A Quick Decision Framework
Use this checklist to gauge whether Turnitin AI likely delivers value for your small school.
Green Lights
Existing Turnitin usage and LMS integration are mature.
High-stakes writing assignments are common across departments.
You can dedicate modest time to training and policy work up front.
You have a plan to use reports as teaching tools, not just enforcement.
Yellow Lights
Most assignments are short or non-text-based, reducing detector utility.
Faculty are skeptical and time-stretched; training commitment is uncertain.
Budget can handle a pilot but not a full deployment without trade-offs.
Red Lights
No capacity to manage appeals or policy updates.
Desire to rely solely on AI scores for discipline (high risk of unfair outcomes).
Unclear data governance; inability to comply with privacy obligations.
Sample Talking Points for Leadership and Faculty
When proposing or evaluating Turnitin AI, align on language that keeps the focus on learning.
Our goal is not to “catch cheaters,” but to support authentic learning and fair assessment.
AI flags prompt further review; they are not definitive proof of misconduct.
We will pair detection with pedagogy—drafts, reflections, and in-class components—to prevent misuse.
We will monitor for fairness and adjust quickly if we detect unintended harm.
Frequently Asked Cost Questions (Short Answers)
Is AI detection a separate product?
AI detection is generally included within certain Turnitin products (e.g., Similarity, Originality, Feedback Studio) rather than sold entirely separately, but availability and features depend on your contract.
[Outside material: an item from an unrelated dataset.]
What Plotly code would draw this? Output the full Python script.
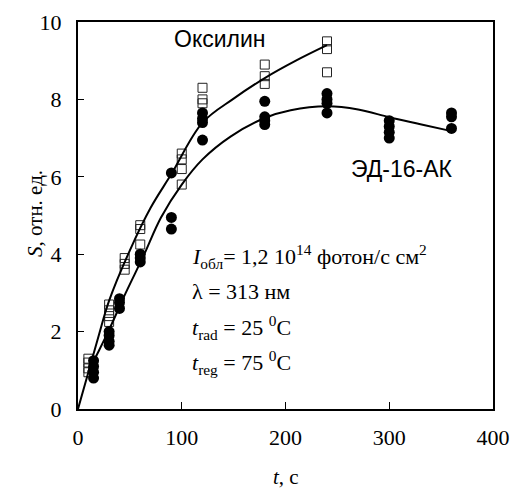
import plotly.graph_objects as go

# ---- data ----
oks_t = [10, 10, 10, 10, 30, 30, 30, 30, 45, 45, 45, 60, 60, 60,
         100, 100, 100, 100, 120, 120, 120, 180, 180, 180, 240, 240, 240]
oks_s = [1.3, 1.2, 1.05, 0.95, 2.7, 2.55, 2.4, 2.25, 3.9, 3.75, 3.6, 4.75, 4.65, 4.25,
         6.6, 6.45, 6.2, 5.8, 8.3, 8.0, 7.9, 8.9, 8.6, 8.4, 9.5, 9.3, 8.7]

ed_t = [15, 15, 15, 15, 30, 30, 30, 30, 40, 40, 40, 60, 60, 60,
        90, 90, 90, 120, 120, 120, 120, 180, 180, 180, 180,
        240, 240, 240, 240, 300, 300, 300, 300, 360, 360, 360]
ed_s = [1.25, 1.1, 0.95, 0.8, 2.0, 1.9, 1.75, 1.65, 2.85, 2.75, 2.6, 4.0, 3.9, 3.8,
        6.1, 4.95, 4.65, 7.65, 7.5, 7.4, 6.95, 7.95, 7.55, 7.45, 7.35,
        8.15, 8.0, 7.9, 7.65, 7.45, 7.3, 7.15, 7.0, 7.65, 7.55, 7.25]

# trend curves as drawn in the reference
oks_fit_t = [0, 10, 20, 30, 50, 70, 90, 120, 150, 180, 210, 240]
oks_fit_s = [0, 0.95, 1.9, 2.8, 4.1, 5.2, 6.07, 7.4, 8.02, 8.55, 9.0, 9.4]

ed_fit_t = [9.6, 20, 30, 46, 63, 80, 100, 120, 147, 180, 205, 240, 270, 300, 330, 360]
ed_fit_s = [0.96, 1.5, 2.05, 3.0, 3.95, 4.95, 5.8, 6.45, 7.04, 7.52, 7.72, 7.82,
            7.74, 7.54, 7.36, 7.18]

x_ticks = [0, 100, 200, 300, 400]
y_ticks = [0, 2, 4, 6, 8, 10]

label_oks = "Оксилин"
label_ed = "ЭД-16-АК"
x_title = "<i>t</i>, с"
y_title = "<i>S</i>, отн. ед."
info_lines = [
    "<i>I</i><sub>обл</sub>= 1,2 10<sup>14</sup> фотон/с см<sup>2</sup>",
    "λ = 313 нм",
    "<i>t</i><sub>rad</sub> = 25 <sup>0</sup>C",
    "<i>t</i><sub>reg</sub> = 75 <sup>0</sup>C",
]
info_y = [3.95, 3.03, 2.1, 1.2]

SERIF = "Liberation Serif, Times New Roman, serif"
SANS = "Liberation Sans, Arial, sans-serif"

fig = go.Figure()
fig.add_trace(go.Scatter(x=oks_t, y=oks_s, mode="markers",
                         marker=dict(symbol="square-open", size=9, color="#222",
                                     line=dict(width=1, color="#222")),
                         showlegend=False, cliponaxis=False))
fig.add_trace(go.Scatter(x=ed_t, y=ed_s, mode="markers",
                         marker=dict(symbol="circle", size=11, color="black"),
                         showlegend=False))
fig.add_trace(go.Scatter(x=oks_fit_t, y=oks_fit_s, mode="lines",
                         line=dict(color="black", width=2, shape="spline"),
                         showlegend=False))
fig.add_trace(go.Scatter(x=ed_fit_t, y=ed_fit_s, mode="lines",
                         line=dict(color="black", width=2, shape="spline"),
                         showlegend=False))

fig.add_annotation(x=137, y=9.55, text=label_oks, showarrow=False,
                   font=dict(family=SANS, size=23, color="black"))
fig.add_annotation(x=312, y=6.2, text=label_ed, showarrow=False,
                   font=dict(family=SANS, size=23, color="black"))

for txt, yy in zip(info_lines, info_y):
    fig.add_annotation(x=108, y=yy, text=txt, showarrow=False, xanchor="left",
                       yanchor="middle",
                       font=dict(family=SERIF, size=22, color="black"))

# axis titles
fig.add_annotation(xref="paper", yref="paper", x=0.5, y=-0.176, text=x_title,
                   showarrow=False, xanchor="center", yanchor="middle",
                   font=dict(family=SERIF, size=21, color="black"))
fig.add_annotation(xref="paper", yref="paper", x=-0.104, y=0.506, text=y_title,
                   showarrow=False, xanchor="center", yanchor="middle", textangle=-90,
                   font=dict(family=SERIF, size=21, color="black"))

fig.update_layout(
    width=512, height=488,
    margin=dict(l=78, r=19, t=22, b=79),
    paper_bgcolor="white", plot_bgcolor="white",
    font=dict(family=SERIF, size=21, color="black"),
)
fig.update_xaxes(range=[0, 400], tickvals=x_ticks, ticks="inside", ticklen=7,
                 tickwidth=1, tickcolor="black", showline=True, linecolor="black",
                 linewidth=2, mirror=True, showgrid=False, zeroline=False,
                 automargin=False,
                 tickfont=dict(family=SERIF, size=22), ticklabelstandoff=8)
fig.update_yaxes(range=[0, 10], tickvals=y_ticks, ticks="inside", ticklen=6,
                 tickwidth=1, tickcolor="black", showline=True, linecolor="black",
                 linewidth=2, mirror=True, showgrid=False, zeroline=False,
                 automargin=False,
                 tickfont=dict(family=SERIF, size=22), ticklabelstandoff=10)

fig.write_html("out.html", config={"displayModeBar": False},
               post_script="document.body.style.margin='0';")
Confirm with your rep.
How much will it cost us?
Pricing is custom and often tied to student count and bundles. Small schools frequently encounter minimum annual fees. Request multiple quotes (including pilot and limited-deployment options) and compare TCO, not just license price.
Can we start small?
Yes—many institutions pilot in specific programs or high-stakes courses first. This approach reduces risk and helps you build evidence for a broader rollout.
What about free detectors?
Free tools can be tempting, but accuracy, privacy, and support vary significantly. If you try them, conduct a structured pilot, evaluate on your assignments, and avoid making disciplinary decisions based on any single tool’s output.
Verdict: Is Turnitin AI Worth It for Small Schools?
It depends on your context, but a common pattern emerges. Turnitin’s AI detection is most worth the investment when:
You already rely on Turnitin for similarity checks and can absorb marginal costs and training.
Your curriculum includes substantial, high-stakes writing where AI misuse would meaningfully impact learning outcomes.
You can implement fair policies, provide faculty training, and support a student appeal process.
If budgets are tight and writing-heavy assessments are rare, a more targeted approach—limited deployment plus strong pedagogy—may deliver better value. Regardless of whether you buy, invest in process-based assessment, AI literacy, and clear policies. These measures will reduce incidents and improve teaching and learning whether or not an AI detector is running in the background.
Turnitin AI is not a silver bullet. But for many small schools, it can be a useful part of a broader integrity strategy—especially if you buy smart, roll out carefully, and keep your focus on student growth.
Key Takeaways
Price is only one part of the equation; plan for training, policy, and operational workload.
Use AI detection as a triage tool, not a judge. Back it with human review and process evidence.
Maximize ROI with targeted deployment, consortium pricing, and pedagogy that promotes authentic work.
Protect students through transparency, data governance, and a fair appeals process.
Done right, your investment in integrity will pay dividends in trust, fairness, and the quality of learning—outcomes that matter far more than any single metric.